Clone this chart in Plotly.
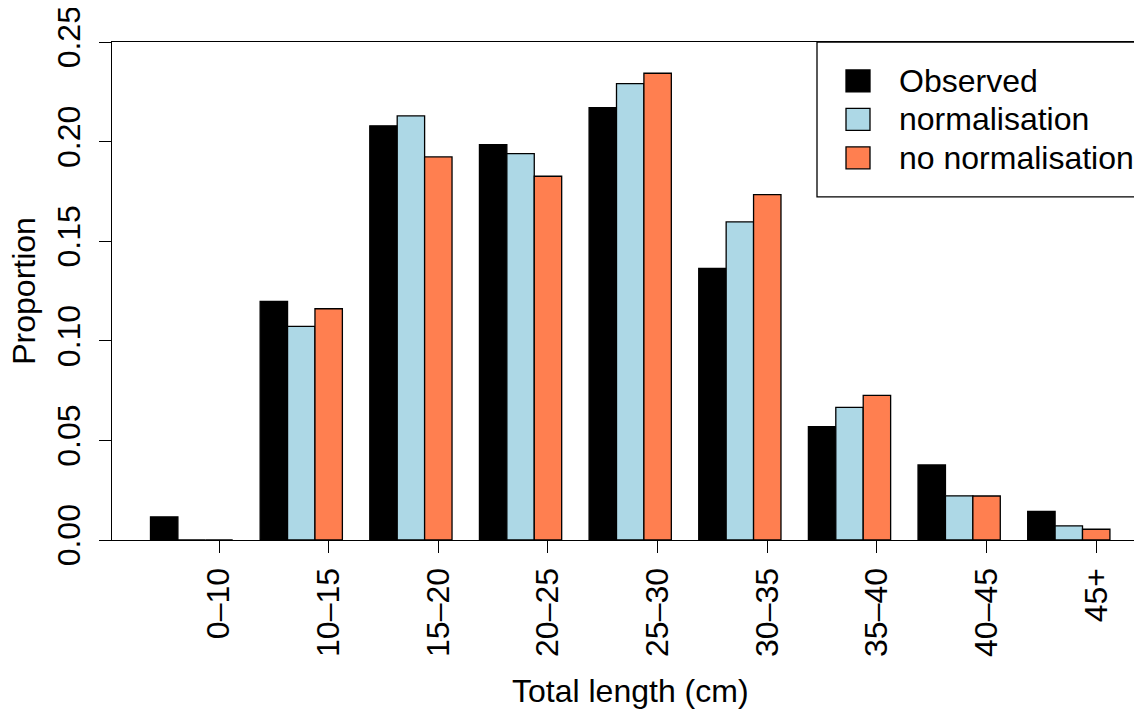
****************
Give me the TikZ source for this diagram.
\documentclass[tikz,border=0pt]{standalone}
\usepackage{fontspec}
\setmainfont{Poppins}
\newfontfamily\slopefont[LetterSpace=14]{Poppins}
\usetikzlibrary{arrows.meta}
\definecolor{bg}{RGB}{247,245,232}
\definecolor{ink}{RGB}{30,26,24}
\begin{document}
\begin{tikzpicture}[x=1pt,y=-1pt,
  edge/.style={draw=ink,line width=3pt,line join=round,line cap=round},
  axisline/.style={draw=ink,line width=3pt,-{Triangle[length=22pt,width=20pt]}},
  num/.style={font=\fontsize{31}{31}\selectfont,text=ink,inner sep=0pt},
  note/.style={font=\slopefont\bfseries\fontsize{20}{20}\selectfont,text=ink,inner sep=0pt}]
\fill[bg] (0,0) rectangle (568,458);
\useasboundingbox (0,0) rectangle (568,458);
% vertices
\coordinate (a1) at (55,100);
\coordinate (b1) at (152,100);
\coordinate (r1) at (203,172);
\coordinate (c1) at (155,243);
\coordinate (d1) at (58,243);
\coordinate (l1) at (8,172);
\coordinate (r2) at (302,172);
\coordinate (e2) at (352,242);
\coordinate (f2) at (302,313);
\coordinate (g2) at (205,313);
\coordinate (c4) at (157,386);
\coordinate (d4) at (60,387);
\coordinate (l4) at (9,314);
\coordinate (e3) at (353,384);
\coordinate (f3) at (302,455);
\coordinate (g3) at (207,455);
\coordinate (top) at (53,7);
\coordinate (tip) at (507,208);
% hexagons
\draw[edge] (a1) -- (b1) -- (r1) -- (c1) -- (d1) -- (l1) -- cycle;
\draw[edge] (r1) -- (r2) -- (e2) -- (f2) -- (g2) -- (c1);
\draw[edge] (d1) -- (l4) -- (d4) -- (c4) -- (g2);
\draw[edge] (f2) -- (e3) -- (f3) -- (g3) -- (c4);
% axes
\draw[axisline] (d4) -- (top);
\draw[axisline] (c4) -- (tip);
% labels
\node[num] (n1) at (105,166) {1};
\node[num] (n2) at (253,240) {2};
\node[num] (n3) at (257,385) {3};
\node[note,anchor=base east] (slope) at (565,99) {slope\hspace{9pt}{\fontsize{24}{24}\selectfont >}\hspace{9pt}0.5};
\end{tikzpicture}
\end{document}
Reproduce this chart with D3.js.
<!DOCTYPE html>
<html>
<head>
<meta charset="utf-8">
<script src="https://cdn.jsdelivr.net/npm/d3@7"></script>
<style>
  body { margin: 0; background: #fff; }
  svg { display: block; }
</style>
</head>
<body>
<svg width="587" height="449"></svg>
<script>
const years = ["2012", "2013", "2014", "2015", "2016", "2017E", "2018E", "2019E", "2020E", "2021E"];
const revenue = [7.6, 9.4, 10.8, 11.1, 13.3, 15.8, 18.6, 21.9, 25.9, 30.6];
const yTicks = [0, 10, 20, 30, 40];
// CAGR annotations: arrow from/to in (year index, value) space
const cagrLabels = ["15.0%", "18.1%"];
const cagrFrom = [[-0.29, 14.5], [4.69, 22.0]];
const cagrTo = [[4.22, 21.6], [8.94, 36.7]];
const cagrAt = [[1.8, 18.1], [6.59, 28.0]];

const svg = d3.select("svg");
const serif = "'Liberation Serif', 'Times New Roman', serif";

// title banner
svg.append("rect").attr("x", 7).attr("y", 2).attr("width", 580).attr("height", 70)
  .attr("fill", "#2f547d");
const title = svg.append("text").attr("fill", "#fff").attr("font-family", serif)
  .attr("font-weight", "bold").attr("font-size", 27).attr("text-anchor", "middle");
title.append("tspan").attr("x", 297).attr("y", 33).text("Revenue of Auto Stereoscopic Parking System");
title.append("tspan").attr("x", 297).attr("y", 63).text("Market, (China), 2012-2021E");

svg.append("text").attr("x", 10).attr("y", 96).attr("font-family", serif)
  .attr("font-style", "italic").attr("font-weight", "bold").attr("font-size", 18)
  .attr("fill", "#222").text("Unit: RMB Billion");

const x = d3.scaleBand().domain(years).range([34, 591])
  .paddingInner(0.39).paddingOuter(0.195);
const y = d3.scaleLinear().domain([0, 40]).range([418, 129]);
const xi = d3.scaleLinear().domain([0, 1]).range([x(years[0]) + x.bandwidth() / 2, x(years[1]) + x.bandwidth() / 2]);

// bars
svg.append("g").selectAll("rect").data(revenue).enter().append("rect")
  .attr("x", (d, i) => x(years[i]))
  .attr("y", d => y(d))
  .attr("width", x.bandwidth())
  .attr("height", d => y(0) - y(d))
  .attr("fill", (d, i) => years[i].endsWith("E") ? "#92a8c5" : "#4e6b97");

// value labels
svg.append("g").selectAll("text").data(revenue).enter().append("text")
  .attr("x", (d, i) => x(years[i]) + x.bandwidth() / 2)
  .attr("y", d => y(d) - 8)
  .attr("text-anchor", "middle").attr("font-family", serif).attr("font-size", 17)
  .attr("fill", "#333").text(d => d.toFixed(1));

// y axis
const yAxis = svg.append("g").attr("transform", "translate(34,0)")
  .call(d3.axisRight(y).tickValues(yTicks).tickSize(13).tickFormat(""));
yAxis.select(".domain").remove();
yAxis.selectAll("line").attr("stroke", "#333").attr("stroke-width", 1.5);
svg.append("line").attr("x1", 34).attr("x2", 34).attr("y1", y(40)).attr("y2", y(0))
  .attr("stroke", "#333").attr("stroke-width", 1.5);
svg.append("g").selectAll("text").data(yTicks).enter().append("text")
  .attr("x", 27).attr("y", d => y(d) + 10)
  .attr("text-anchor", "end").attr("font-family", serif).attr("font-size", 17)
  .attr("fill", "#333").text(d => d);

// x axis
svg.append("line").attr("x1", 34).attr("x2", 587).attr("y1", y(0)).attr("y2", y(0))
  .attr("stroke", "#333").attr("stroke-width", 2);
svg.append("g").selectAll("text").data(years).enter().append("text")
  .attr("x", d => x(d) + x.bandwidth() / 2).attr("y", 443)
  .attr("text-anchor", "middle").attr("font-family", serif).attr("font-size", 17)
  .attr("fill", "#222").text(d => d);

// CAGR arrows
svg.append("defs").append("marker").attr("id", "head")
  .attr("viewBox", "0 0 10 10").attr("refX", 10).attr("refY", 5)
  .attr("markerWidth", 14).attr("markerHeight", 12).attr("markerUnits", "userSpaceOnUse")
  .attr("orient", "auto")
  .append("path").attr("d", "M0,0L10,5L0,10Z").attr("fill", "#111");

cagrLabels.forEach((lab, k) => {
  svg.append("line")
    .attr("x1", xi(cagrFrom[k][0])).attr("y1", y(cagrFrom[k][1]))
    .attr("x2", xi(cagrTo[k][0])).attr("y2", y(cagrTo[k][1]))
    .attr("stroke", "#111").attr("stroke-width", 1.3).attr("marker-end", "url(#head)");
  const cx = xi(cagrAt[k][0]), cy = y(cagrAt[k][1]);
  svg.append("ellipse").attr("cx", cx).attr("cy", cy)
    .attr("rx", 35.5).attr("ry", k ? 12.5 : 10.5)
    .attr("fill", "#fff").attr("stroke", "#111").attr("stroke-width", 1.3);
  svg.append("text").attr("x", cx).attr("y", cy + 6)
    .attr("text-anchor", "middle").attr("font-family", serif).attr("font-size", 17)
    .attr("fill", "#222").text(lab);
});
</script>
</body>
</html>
****************
* What is needed:
Lines containing "this" are to be counted. State the total and add nothing.

* Complete output:
3